公元1736年,乾隆随着父亲雍正的驾崩登上了王座。深知“水能载舟,亦能覆舟”的他,为让民众有感恩戴德之心,当年就下诏全部免除了父亲雍正在位时十年前百姓所欠朝廷的皇粮。第二年,他又干脆免除了十年内所有的欠税。乾隆免除的赋税,相当于当年大清王朝年财政收入的百分之七点五。在乾隆六年(亦即老施二等抗租的当年),他又谕知福建台湾两地:“上年秋间缺雨,收成较常浅薄。闻今春以来,米价日渐昂贵,小民谋食艰难,而纳课尤为竭蹶 ……朕心轸念,特沛恩膏,概行豁免。至乾隆四年以后,未完银票,统俟本年十月成熟之后再行征收。庶追呼无扰,力量宽纾,海疆百姓共受蠲赋征之益。”乾隆认为,泱泱中华,自己是第一个免除民间国税皇粮的圣明君主,对于百姓的体恤,可以说是够充分够意思的了。没想到太平盛世年代,崇明又有这等刁民,一点也不领情,仍有抗租事件发生。这样发展下去还了得?自己还能保牢社稷、稳坐江山?盛怒之下的乾隆,当即在奏折上作了这样的批示:“此等刁风,不可长也,务获实犯奏闻。”
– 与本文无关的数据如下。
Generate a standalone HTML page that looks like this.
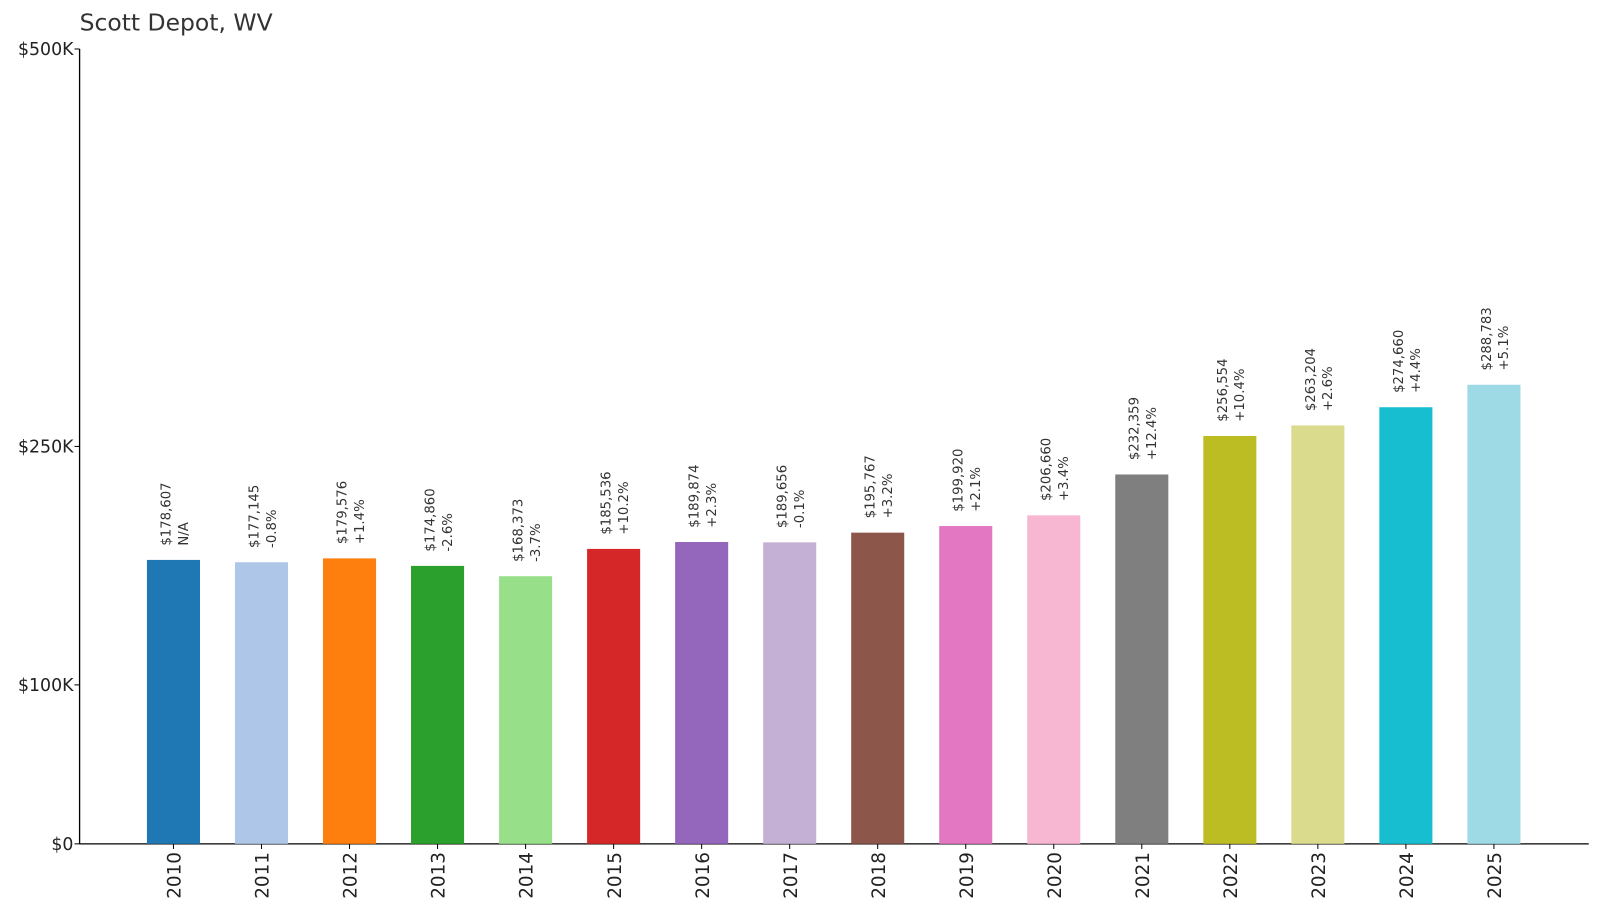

皇帝命令一下,谁敢不执行?于是一级传一级,北京城里的皇命很快到了崇明。兵丁集结,旌旗猎猎,刀光剑影中,老施二等毕竟是未曾训练过的乌合之众,未及还手便被一一擒获,投入大牢,成了囚徒。

这里要说的是,在官府大牢中被囚禁的老施二等,其实也是挺冤的。诚然,乾隆皇帝两次下诏免除过全国各地所欠的皇粮,但得益的都是那些有田土的地主粮户。皇帝免除的是他们名下所欠的皇粮。而对于贫苦的佃农来说,他们要交给东家的租金一个子儿未曾减少。个别的地主粮户甚至还有加租的举止。

老施二们入狱了,崇明佃农抗租风潮平息了。许维枚也罢,太仓知州也罢,江苏巡抚也罢,一颗悬着的心终于放了下来,他们可以好好地松上一口气了。那么,此案的最终结果是什么呢?乾隆在江苏巡抚“获实犯奏折”上狼毫一挥,写下了“老施二依拟应斩,著监,候秋后处决”短短14个字,崇明沙洲上一位因龙卷风而家中颗粒无收的灾民就这样丢掉了脑袋。

天灾邪?人祸邪?

然而不知何故,对于这样一桩御批钦定的灾民抗租事件,崇明乾隆、光绪年间的《县志》上,仅只有“岁或欠收,则聚众逐主,甚至拒捕抗官,如乾隆六年老施二等”寥寥数语,至于乾隆震怒之下的批语,则未见一字记载。民国年间编纂的《县志》,更不见有文字讲述。